§ **INSTRUCTIONS FOR THE TASK**
Will you write out the data exactly, excluding every picture?

§ **SOURCE MATERIAL**
:::::
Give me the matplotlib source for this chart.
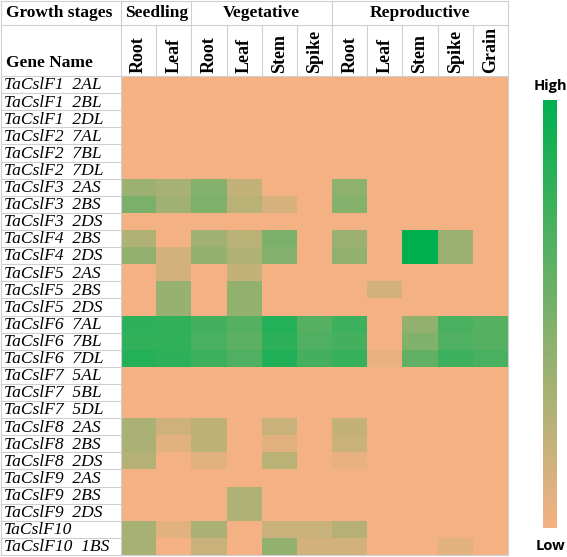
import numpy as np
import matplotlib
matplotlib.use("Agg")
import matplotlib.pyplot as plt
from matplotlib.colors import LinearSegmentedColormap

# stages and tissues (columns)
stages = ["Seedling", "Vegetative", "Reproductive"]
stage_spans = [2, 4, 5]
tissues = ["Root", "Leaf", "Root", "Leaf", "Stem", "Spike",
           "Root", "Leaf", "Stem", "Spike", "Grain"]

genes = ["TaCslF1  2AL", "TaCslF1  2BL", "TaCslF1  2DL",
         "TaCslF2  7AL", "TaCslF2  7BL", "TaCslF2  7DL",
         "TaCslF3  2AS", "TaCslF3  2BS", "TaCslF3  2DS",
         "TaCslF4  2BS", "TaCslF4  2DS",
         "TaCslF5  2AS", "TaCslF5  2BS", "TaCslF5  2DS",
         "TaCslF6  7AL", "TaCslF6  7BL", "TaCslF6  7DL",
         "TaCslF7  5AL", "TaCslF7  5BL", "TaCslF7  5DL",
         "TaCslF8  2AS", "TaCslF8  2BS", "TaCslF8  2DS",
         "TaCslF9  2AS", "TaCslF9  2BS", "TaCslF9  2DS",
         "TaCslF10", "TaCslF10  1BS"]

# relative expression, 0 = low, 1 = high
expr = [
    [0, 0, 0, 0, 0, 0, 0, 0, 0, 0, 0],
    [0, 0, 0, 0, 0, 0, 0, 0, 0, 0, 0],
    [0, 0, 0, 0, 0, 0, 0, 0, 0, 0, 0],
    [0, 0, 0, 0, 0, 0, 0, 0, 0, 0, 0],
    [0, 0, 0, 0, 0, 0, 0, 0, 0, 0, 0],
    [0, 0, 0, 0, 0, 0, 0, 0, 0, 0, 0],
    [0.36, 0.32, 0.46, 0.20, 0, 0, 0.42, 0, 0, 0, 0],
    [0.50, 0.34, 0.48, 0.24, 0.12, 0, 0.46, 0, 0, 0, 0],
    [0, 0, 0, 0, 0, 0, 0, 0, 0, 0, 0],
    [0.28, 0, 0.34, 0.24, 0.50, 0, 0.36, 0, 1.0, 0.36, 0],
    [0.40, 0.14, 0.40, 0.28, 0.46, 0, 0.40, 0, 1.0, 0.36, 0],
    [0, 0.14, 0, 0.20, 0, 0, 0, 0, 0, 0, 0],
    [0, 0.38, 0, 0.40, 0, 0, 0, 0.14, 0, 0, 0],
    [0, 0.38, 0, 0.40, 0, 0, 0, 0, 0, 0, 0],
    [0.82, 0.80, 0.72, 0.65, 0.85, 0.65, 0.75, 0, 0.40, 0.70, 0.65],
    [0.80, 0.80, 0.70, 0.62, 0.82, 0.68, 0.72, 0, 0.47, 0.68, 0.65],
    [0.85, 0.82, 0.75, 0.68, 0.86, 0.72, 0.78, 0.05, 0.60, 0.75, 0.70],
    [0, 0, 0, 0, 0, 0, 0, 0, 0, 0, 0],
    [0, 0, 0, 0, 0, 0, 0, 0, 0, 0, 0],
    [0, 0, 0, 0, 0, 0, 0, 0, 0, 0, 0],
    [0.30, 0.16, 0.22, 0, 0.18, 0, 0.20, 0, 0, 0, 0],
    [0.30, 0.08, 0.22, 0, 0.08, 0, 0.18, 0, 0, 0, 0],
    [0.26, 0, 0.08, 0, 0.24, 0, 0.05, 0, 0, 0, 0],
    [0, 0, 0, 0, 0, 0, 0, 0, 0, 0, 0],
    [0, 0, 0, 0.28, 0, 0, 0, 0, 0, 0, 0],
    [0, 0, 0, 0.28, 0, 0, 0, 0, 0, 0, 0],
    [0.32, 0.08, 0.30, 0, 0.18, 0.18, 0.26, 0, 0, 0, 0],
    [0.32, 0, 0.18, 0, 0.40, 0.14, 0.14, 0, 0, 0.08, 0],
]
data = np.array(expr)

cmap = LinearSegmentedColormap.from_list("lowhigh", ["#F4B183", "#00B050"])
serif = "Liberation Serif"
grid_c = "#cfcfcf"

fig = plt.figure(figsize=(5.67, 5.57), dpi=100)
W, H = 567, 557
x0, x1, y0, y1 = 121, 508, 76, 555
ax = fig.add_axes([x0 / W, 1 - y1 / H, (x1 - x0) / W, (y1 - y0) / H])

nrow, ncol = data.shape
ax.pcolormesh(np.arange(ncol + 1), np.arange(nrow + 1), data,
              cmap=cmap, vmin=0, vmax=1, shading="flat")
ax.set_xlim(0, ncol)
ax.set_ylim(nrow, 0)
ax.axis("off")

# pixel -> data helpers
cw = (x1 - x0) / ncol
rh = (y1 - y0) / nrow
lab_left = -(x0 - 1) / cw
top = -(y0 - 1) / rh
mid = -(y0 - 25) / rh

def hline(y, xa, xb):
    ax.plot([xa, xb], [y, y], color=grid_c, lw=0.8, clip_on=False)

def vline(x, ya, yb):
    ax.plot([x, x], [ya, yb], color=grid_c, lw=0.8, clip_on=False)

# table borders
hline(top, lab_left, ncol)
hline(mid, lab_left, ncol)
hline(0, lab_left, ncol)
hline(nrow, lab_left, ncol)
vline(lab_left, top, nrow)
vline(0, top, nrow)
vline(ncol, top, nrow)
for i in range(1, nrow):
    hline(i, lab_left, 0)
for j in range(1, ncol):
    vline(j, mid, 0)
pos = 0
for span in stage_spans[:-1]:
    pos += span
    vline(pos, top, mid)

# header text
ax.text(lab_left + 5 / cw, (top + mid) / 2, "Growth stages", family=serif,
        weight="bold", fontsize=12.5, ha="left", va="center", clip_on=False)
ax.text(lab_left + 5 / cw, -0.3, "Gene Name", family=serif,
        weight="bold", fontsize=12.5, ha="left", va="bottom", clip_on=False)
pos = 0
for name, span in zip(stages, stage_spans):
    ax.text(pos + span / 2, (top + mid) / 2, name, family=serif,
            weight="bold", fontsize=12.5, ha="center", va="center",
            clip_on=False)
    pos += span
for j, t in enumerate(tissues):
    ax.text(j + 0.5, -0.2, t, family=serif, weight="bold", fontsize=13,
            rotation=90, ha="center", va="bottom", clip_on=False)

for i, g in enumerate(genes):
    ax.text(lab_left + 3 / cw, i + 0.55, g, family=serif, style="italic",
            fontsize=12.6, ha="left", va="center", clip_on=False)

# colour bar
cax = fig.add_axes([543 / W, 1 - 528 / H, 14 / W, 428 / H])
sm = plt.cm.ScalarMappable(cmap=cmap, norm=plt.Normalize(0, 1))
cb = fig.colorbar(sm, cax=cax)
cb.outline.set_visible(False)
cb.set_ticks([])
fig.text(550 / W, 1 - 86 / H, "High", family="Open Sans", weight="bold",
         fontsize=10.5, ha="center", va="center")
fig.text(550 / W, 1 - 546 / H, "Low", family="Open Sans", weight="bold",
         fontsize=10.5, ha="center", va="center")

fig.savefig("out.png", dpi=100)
:::::
§ **TASK RESULT**
Give me the matplotlib source for this chart.
import numpy as np
import matplotlib
matplotlib.use("Agg")
import matplotlib.pyplot as plt
from matplotlib.colors import LinearSegmentedColormap

# stages and tissues (columns)
stages = ["Seedling", "Vegetative", "Reproductive"]
stage_spans = [2, 4, 5]
tissues = ["Root", "Leaf", "Root", "Leaf", "Stem", "Spike",
           "Root", "Leaf", "Stem", "Spike", "Grain"]

genes = ["TaCslF1  2AL", "TaCslF1  2BL", "TaCslF1  2DL",
         "TaCslF2  7AL", "TaCslF2  7BL", "TaCslF2  7DL",
         "TaCslF3  2AS", "TaCslF3  2BS", "TaCslF3  2DS",
         "TaCslF4  2BS", "TaCslF4  2DS",
         "TaCslF5  2AS", "TaCslF5  2BS", "TaCslF5  2DS",
         "TaCslF6  7AL", "TaCslF6  7BL", "TaCslF6  7DL",
         "TaCslF7  5AL", "TaCslF7  5BL", "TaCslF7  5DL",
         "TaCslF8  2AS", "TaCslF8  2BS", "TaCslF8  2DS",
         "TaCslF9  2AS", "TaCslF9  2BS", "TaCslF9  2DS",
         "TaCslF10", "TaCslF10  1BS"]

# relative expression, 0 = low, 1 = high
expr = [
    [0, 0, 0, 0, 0, 0, 0, 0, 0, 0, 0],
    [0, 0, 0, 0, 0, 0, 0, 0, 0, 0, 0],
    [0, 0, 0, 0, 0, 0, 0, 0, 0, 0, 0],
    [0, 0, 0, 0, 0, 0, 0, 0, 0, 0, 0],
    [0, 0, 0, 0, 0, 0, 0, 0, 0, 0, 0],
    [0, 0, 0, 0, 0, 0, 0, 0, 0, 0, 0],
    [0.36, 0.32, 0.46, 0.20, 0, 0, 0.42, 0, 0, 0, 0],
    [0.50, 0.34, 0.48, 0.24, 0.12, 0, 0.46, 0, 0, 0, 0],
    [0, 0, 0, 0, 0, 0, 0, 0, 0, 0, 0],
    [0.28, 0, 0.34, 0.24, 0.50, 0, 0.36, 0, 1.0, 0.36, 0],
    [0.40, 0.14, 0.40, 0.28, 0.46, 0, 0.40, 0, 1.0, 0.36, 0],
    [0, 0.14, 0, 0.20, 0, 0, 0, 0, 0, 0, 0],
    [0, 0.38, 0, 0.40, 0, 0, 0, 0.14, 0, 0, 0],
    [0, 0.38, 0, 0.40, 0, 0, 0, 0, 0, 0, 0],
    [0.82, 0.80, 0.72, 0.65, 0.85, 0.65, 0.75, 0, 0.40, 0.70, 0.65],
    [0.80, 0.80, 0.70, 0.62, 0.82, 0.68, 0.72, 0, 0.47, 0.68, 0.65],
    [0.85, 0.82, 0.75, 0.68, 0.86, 0.72, 0.78, 0.05, 0.60, 0.75, 0.70],
    [0, 0, 0, 0, 0, 0, 0, 0, 0, 0, 0],
    [0, 0, 0, 0, 0, 0, 0, 0, 0, 0, 0],
    [0, 0, 0, 0, 0, 0, 0, 0, 0, 0, 0],
    [0.30, 0.16, 0.22, 0, 0.18, 0, 0.20, 0, 0, 0, 0],
    [0.30, 0.08, 0.22, 0, 0.08, 0, 0.18, 0, 0, 0, 0],
    [0.26, 0, 0.08, 0, 0.24, 0, 0.05, 0, 0, 0, 0],
    [0, 0, 0, 0, 0, 0, 0, 0, 0, 0, 0],
    [0, 0, 0, 0.28, 0, 0, 0, 0, 0, 0, 0],
    [0, 0, 0, 0.28, 0, 0, 0, 0, 0, 0, 0],
    [0.32, 0.08, 0.30, 0, 0.18, 0.18, 0.26, 0, 0, 0, 0],
    [0.32, 0, 0.18, 0, 0.40, 0.14, 0.14, 0, 0, 0.08, 0],
]
data = np.array(expr)

cmap = LinearSegmentedColormap.from_list("lowhigh", ["#F4B183", "#00B050"])
serif = "Liberation Serif"
grid_c = "#cfcfcf"

fig = plt.figure(figsize=(5.67, 5.57), dpi=100)
W, H = 567, 557
x0, x1, y0, y1 = 121, 508, 76, 555
ax = fig.add_axes([x0 / W, 1 - y1 / H, (x1 - x0) / W, (y1 - y0) / H])

nrow, ncol = data.shape
ax.pcolormesh(np.arange(ncol + 1), np.arange(nrow + 1), data,
              cmap=cmap, vmin=0, vmax=1, shading="flat")
ax.set_xlim(0, ncol)
ax.set_ylim(nrow, 0)
ax.axis("off")

# pixel -> data helpers
cw = (x1 - x0) / ncol
rh = (y1 - y0) / nrow
lab_left = -(x0 - 1) / cw
top = -(y0 - 1) / rh
mid = -(y0 - 25) / rh

def hline(y, xa, xb):
    ax.plot([xa, xb], [y, y], color=grid_c, lw=0.8, clip_on=False)

def vline(x, ya, yb):
    ax.plot([x, x], [ya, yb], color=grid_c, lw=0.8, clip_on=False)

# table borders
hline(top, lab_left, ncol)
hline(mid, lab_left, ncol)
hline(0, lab_left, ncol)
hline(nrow, lab_left, ncol)
vline(lab_left, top, nrow)
vline(0, top, nrow)
vline(ncol, top, nrow)
for i in range(1, nrow):
    hline(i, lab_left, 0)
for j in range(1, ncol):
    vline(j, mid, 0)
pos = 0
for span in stage_spans[:-1]:
    pos += span
    vline(pos, top, mid)

# header text
ax.text(lab_left + 5 / cw, (top + mid) / 2, "Growth stages", family=serif,
        weight="bold", fontsize=12.5, ha="left", va="center", clip_on=False)
ax.text(lab_left + 5 / cw, -0.3, "Gene Name", family=serif,
        weight="bold", fontsize=12.5, ha="left", va="bottom", clip_on=False)
pos = 0
for name, span in zip(stages, stage_spans):
    ax.text(pos + span / 2, (top + mid) / 2, name, family=serif,
            weight="bold", fontsize=12.5, ha="center", va="center",
            clip_on=False)
    pos += span
for j, t in enumerate(tissues):
    ax.text(j + 0.5, -0.2, t, family=serif, weight="bold", fontsize=13,
            rotation=90, ha="center", va="bottom", clip_on=False)

for i, g in enumerate(genes):
    ax.text(lab_left + 3 / cw, i + 0.55, g, family=serif, style="italic",
            fontsize=12.6, ha="left", va="center", clip_on=False)

# colour bar
cax = fig.add_axes([543 / W, 1 - 528 / H, 14 / W, 428 / H])
sm = plt.cm.ScalarMappable(cmap=cmap, norm=plt.Normalize(0, 1))
cb = fig.colorbar(sm, cax=cax)
cb.outline.set_visible(False)
cb.set_ticks([])
fig.text(550 / W, 1 - 86 / H, "High", family="Open Sans", weight="bold",
         fontsize=10.5, ha="center", va="center")
fig.text(550 / W, 1 - 546 / H, "Low", family="Open Sans", weight="bold",
         fontsize=10.5, ha="center", va="center")

fig.savefig("out.png", dpi=100)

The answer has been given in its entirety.